--- begin ---

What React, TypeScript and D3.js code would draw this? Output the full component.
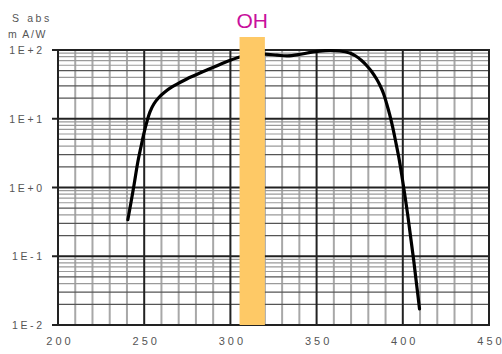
import * as d3 from "d3";
import { FC, useEffect, useRef } from "react";

// wavelength (nm) and responsivity S abs (mA/W)
const WAVELENGTH: number[] = [
  240.5, 242.3, 244, 246.3, 248.1, 249.8, 251.6, 253.3, 255.6, 258.5, 262,
  266.1, 270.7, 274.7, 282.3, 289.8, 297.3, 305.5, 312, 320, 327, 333, 340,
  348, 355, 363.4, 369.2, 372.7, 376.1, 379, 381.9, 384.8, 387.1, 388.9, 390.6,
  392.4, 394.1, 395.8, 397.6, 399.3, 401, 402.8, 404.5, 406.3, 408, 409.7,
];
const SABS: number[] = [
  0.34, 0.6, 1.05, 2.35, 3.88, 6.1, 9.1, 12.5, 16.4, 20.4, 24.5, 29, 33.7,
  37.9, 46.2, 55.6, 66.9, 79, 85, 87, 84, 82, 86, 94, 98, 96.7, 90.4, 81.8,
  70.3, 59.5, 48.7, 37.8, 29.4, 22.9, 16.7, 11.5, 7.6, 4.74, 2.82, 1.57, 0.83,
  0.41, 0.194, 0.088, 0.039, 0.0171,
];
const X_TICKS: number[] = [200, 250, 300, 350, 400, 450];
const Y_TICKS: number[] = [1e-2, 1e-1, 1, 10, 100];
const Y_LABELS: string[] = ["1E-2", "1E-1", "1E+0", "1E+1", "1E+2"];
const BAND: number[] = [305.3, 320];
const BAND_LABEL = "OH";

const W = 502;
const H = 354;
const M = { left: 58, right: 13, top: 50, bottom: 29 };
const FONT = "Liberation Sans, Arial, sans-serif";

// spaced-out label without trailing letter spacing
const spaced = (
  sel: d3.Selection<SVGTextElement, any, any, any>,
  text: string,
  gap: number
) => {
  text.split("").forEach((ch, i) => {
    sel
      .append("tspan")
      .attr("dx", i === 0 ? 0 : gap)
      .text(ch);
  });
};

const App: FC = () => {
  const ref = useRef<SVGSVGElement | null>(null);

  useEffect(() => {
    if (!ref.current) return;
    const svg = d3.select(ref.current);
    svg.selectAll("*").remove();

    const x = d3.scaleLinear().domain([200, 450]).range([M.left, W - M.right]);
    const y = d3.scaleLog().domain([1e-2, 1e2]).range([H - M.bottom, M.top]);
    const [x0, x1] = x.range();
    const [y0, y1] = y.range();

    const grid = svg.append("g");
    // vertical minor lines every 10 nm
    grid
      .selectAll()
      .data(d3.range(210, 450, 10).filter((v) => v % 50 !== 0))
      .enter()
      .append("line")
      .attr("x1", (d) => x(d))
      .attr("x2", (d) => x(d))
      .attr("y1", y1)
      .attr("y2", y0)
      .attr("stroke", "#a8a8a8")
      .attr("stroke-width", 2);

    // horizontal minor lines 2..9 of each decade
    const minors: number[] = [];
    for (let e = -2; e < 2; e++)
      for (let k = 2; k <= 9; k++) minors.push(k * Math.pow(10, e));
    grid
      .selectAll()
      .data(minors)
      .enter()
      .append("line")
      .attr("x1", x0)
      .attr("x2", x1)
      .attr("y1", (d) => y(d))
      .attr("y2", (d) => y(d))
      .attr("stroke", (d) => {
        const k = Math.round(d / Math.pow(10, Math.floor(Math.log10(d) + 1e-9)));
        return k === 2 || k === 3 || k === 5 ? "#555" : "#9a9a9a";
      })
      .attr("stroke-width", 1.2);

    // major lines
    grid
      .selectAll()
      .data([250, 300, 350, 400])
      .enter()
      .append("line")
      .attr("x1", (d) => x(d))
      .attr("x2", (d) => x(d))
      .attr("y1", y1)
      .attr("y2", y0)
      .attr("stroke", "#222")
      .attr("stroke-width", 2);
    grid
      .selectAll()
      .data(Y_TICKS)
      .enter()
      .append("line")
      .attr("x1", x0 - 6)
      .attr("x2", x1)
      .attr("y1", (d) => y(d))
      .attr("y2", (d) => y(d))
      .attr("stroke", "#222")
      .attr("stroke-width", 2);

    svg
      .append("rect")
      .attr("x", x0)
      .attr("y", y1)
      .attr("width", x1 - x0)
      .attr("height", y0 - y1)
      .attr("fill", "none")
      .attr("stroke", "#222")
      .attr("stroke-width", 2);

    const line = d3
      .line<number>()
      .x((_, i) => x(WAVELENGTH[i]))
      .y((d) => y(d))
      .curve(d3.curveCatmullRom.alpha(0.5));
    svg
      .append("path")
      .attr("d", line(SABS) || "")
      .attr("fill", "none")
      .attr("stroke", "#000")
      .attr("stroke-width", 3.2)
      .attr("stroke-linecap", "round")
      .attr("stroke-linejoin", "round");

    // OH band
    svg
      .append("rect")
      .attr("x", x(BAND[0]))
      .attr("y", 37)
      .attr("width", x(BAND[1]) - x(BAND[0]))
      .attr("height", y0 - 37)
      .attr("fill", "#fec966");
    svg
      .append("text")
      .attr("x", (x(BAND[0]) + x(BAND[1])) / 2)
      .attr("y", 28)
      .attr("text-anchor", "middle")
      .attr("font-family", FONT)
      .attr("font-size", 21)
      .attr("fill", "#c8109c")
      .text(BAND_LABEL);

    Y_TICKS.forEach((d, i) => {
      const t = svg
        .append("text")
        .attr("x", 42)
        .attr("y", y(d) + 4)
        .attr("text-anchor", "end")
        .attr("font-family", FONT)
        .attr("font-size", 10.5)
        .attr("fill", "#555");
      spaced(t, Y_LABELS[i], 2.6);
    });

    X_TICKS.forEach((d) => {
      const t = svg
        .append("text")
        .attr("x", x(d) + 0.5)
        .attr("y", 345)
        .attr("text-anchor", "middle")
        .attr("font-family", FONT)
        .attr("font-size", 11)
        .attr("fill", "#555");
      spaced(t, String(d), 3);
    });

    const t1 = svg
      .append("text")
      .attr("x", 12)
      .attr("y", 22)
      .attr("font-family", FONT)
      .attr("font-size", 10.5)
      .attr("fill", "#555");
    spaced(t1, "S abs", 2.6);
    const t2 = svg
      .append("text")
      .attr("x", 8)
      .attr("y", 38)
      .attr("font-family", FONT)
      .attr("font-size", 10.5)
      .attr("fill", "#555");
    spaced(t2, "m A/W", 1.6);
  }, []);

  return (
    <svg
      ref={ref}
      width={W}
      height={H}
      style={{ position: "absolute", left: 0, top: 0, background: "#fff" }}
    />
  );
};

export default App;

--- end ---

> WHAT IS NEEDED:
Without the pictures, output the full listing exactly as it stands.

> RESULT FOR THIS EXERCISE:
What React, TypeScript and D3.js code would draw this? Output the full component.
import * as d3 from "d3";
import { FC, useEffect, useRef } from "react";

// wavelength (nm) and responsivity S abs (mA/W)
const WAVELENGTH: number[] = [
  240.5, 242.3, 244, 246.3, 248.1, 249.8, 251.6, 253.3, 255.6, 258.5, 262,
  266.1, 270.7, 274.7, 282.3, 289.8, 297.3, 305.5, 312, 320, 327, 333, 340,
  348, 355, 363.4, 369.2, 372.7, 376.1, 379, 381.9, 384.8, 387.1, 388.9, 390.6,
  392.4, 394.1, 395.8, 397.6, 399.3, 401, 402.8, 404.5, 406.3, 408, 409.7,
];
const SABS: number[] = [
  0.34, 0.6, 1.05, 2.35, 3.88, 6.1, 9.1, 12.5, 16.4, 20.4, 24.5, 29, 33.7,
  37.9, 46.2, 55.6, 66.9, 79, 85, 87, 84, 82, 86, 94, 98, 96.7, 90.4, 81.8,
  70.3, 59.5, 48.7, 37.8, 29.4, 22.9, 16.7, 11.5, 7.6, 4.74, 2.82, 1.57, 0.83,
  0.41, 0.194, 0.088, 0.039, 0.0171,
];
const X_TICKS: number[] = [200, 250, 300, 350, 400, 450];
const Y_TICKS: number[] = [1e-2, 1e-1, 1, 10, 100];
const Y_LABELS: string[] = ["1E-2", "1E-1", "1E+0", "1E+1", "1E+2"];
const BAND: number[] = [305.3, 320];
const BAND_LABEL = "OH";

const W = 502;
const H = 354;
const M = { left: 58, right: 13, top: 50, bottom: 29 };
const FONT = "Liberation Sans, Arial, sans-serif";

// spaced-out label without trailing letter spacing
const spaced = (
  sel: d3.Selection<SVGTextElement, any, any, any>,
  text: string,
  gap: number
) => {
  text.split("").forEach((ch, i) => {
    sel
      .append("tspan")
      .attr("dx", i === 0 ? 0 : gap)
      .text(ch);
  });
};

const App: FC = () => {
  const ref = useRef<SVGSVGElement | null>(null);

  useEffect(() => {
    if (!ref.current) return;
    const svg = d3.select(ref.current);
    svg.selectAll("*").remove();

    const x = d3.scaleLinear().domain([200, 450]).range([M.left, W - M.right]);
    const y = d3.scaleLog().domain([1e-2, 1e2]).range([H - M.bottom, M.top]);
    const [x0, x1] = x.range();
    const [y0, y1] = y.range();

    const grid = svg.append("g");
    // vertical minor lines every 10 nm
    grid
      .selectAll()
      .data(d3.range(210, 450, 10).filter((v) => v % 50 !== 0))
      .enter()
      .append("line")
      .attr("x1", (d) => x(d))
      .attr("x2", (d) => x(d))
      .attr("y1", y1)
      .attr("y2", y0)
      .attr("stroke", "#a8a8a8")
      .attr("stroke-width", 2);

    // horizontal minor lines 2..9 of each decade
    const minors: number[] = [];
    for (let e = -2; e < 2; e++)
      for (let k = 2; k <= 9; k++) minors.push(k * Math.pow(10, e));
    grid
      .selectAll()
      .data(minors)
      .enter()
      .append("line")
      .attr("x1", x0)
      .attr("x2", x1)
      .attr("y1", (d) => y(d))
      .attr("y2", (d) => y(d))
      .attr("stroke", (d) => {
        const k = Math.round(d / Math.pow(10, Math.floor(Math.log10(d) + 1e-9)));
        return k === 2 || k === 3 || k === 5 ? "#555" : "#9a9a9a";
      })
      .attr("stroke-width", 1.2);

    // major lines
    grid
      .selectAll()
      .data([250, 300, 350, 400])
      .enter()
      .append("line")
      .attr("x1", (d) => x(d))
      .attr("x2", (d) => x(d))
      .attr("y1", y1)
      .attr("y2", y0)
      .attr("stroke", "#222")
      .attr("stroke-width", 2);
    grid
      .selectAll()
      .data(Y_TICKS)
      .enter()
      .append("line")
      .attr("x1", x0 - 6)
      .attr("x2", x1)
      .attr("y1", (d) => y(d))
      .attr("y2", (d) => y(d))
      .attr("stroke", "#222")
      .attr("stroke-width", 2);

    svg
      .append("rect")
      .attr("x", x0)
      .attr("y", y1)
      .attr("width", x1 - x0)
      .attr("height", y0 - y1)
      .attr("fill", "none")
      .attr("stroke", "#222")
      .attr("stroke-width", 2);

    const line = d3
      .line<number>()
      .x((_, i) => x(WAVELENGTH[i]))
      .y((d) => y(d))
      .curve(d3.curveCatmullRom.alpha(0.5));
    svg
      .append("path")
      .attr("d", line(SABS) || "")
      .attr("fill", "none")
      .attr("stroke", "#000")
      .attr("stroke-width", 3.2)
      .attr("stroke-linecap", "round")
      .attr("stroke-linejoin", "round");

    // OH band
    svg
      .append("rect")
      .attr("x", x(BAND[0]))
      .attr("y", 37)
      .attr("width", x(BAND[1]) - x(BAND[0]))
      .attr("height", y0 - 37)
      .attr("fill", "#fec966");
    svg
      .append("text")
      .attr("x", (x(BAND[0]) + x(BAND[1])) / 2)
      .attr("y", 28)
      .attr("text-anchor", "middle")
      .attr("font-family", FONT)
      .attr("font-size", 21)
      .attr("fill", "#c8109c")
      .text(BAND_LABEL);

    Y_TICKS.forEach((d, i) => {
      const t = svg
        .append("text")
        .attr("x", 42)
        .attr("y", y(d) + 4)
        .attr("text-anchor", "end")
        .attr("font-family", FONT)
        .attr("font-size", 10.5)
        .attr("fill", "#555");
      spaced(t, Y_LABELS[i], 2.6);
    });

    X_TICKS.forEach((d) => {
      const t = svg
        .append("text")
        .attr("x", x(d) + 0.5)
        .attr("y", 345)
        .attr("text-anchor", "middle")
        .attr("font-family", FONT)
        .attr("font-size", 11)
        .attr("fill", "#555");
      spaced(t, String(d), 3);
    });

    const t1 = svg
      .append("text")
      .attr("x", 12)
      .attr("y", 22)
      .attr("font-family", FONT)
      .attr("font-size", 10.5)
      .attr("fill", "#555");
    spaced(t1, "S abs", 2.6);
    const t2 = svg
      .append("text")
      .attr("x", 8)
      .attr("y", 38)
      .attr("font-family", FONT)
      .attr("font-size", 10.5)
      .attr("fill", "#555");
    spaced(t2, "m A/W", 1.6);
  }, []);

  return (
    <svg
      ref={ref}
      width={W}
      height={H}
      style={{ position: "absolute", left: 0, top: 0, background: "#fff" }}
    />
  );
};

export default App;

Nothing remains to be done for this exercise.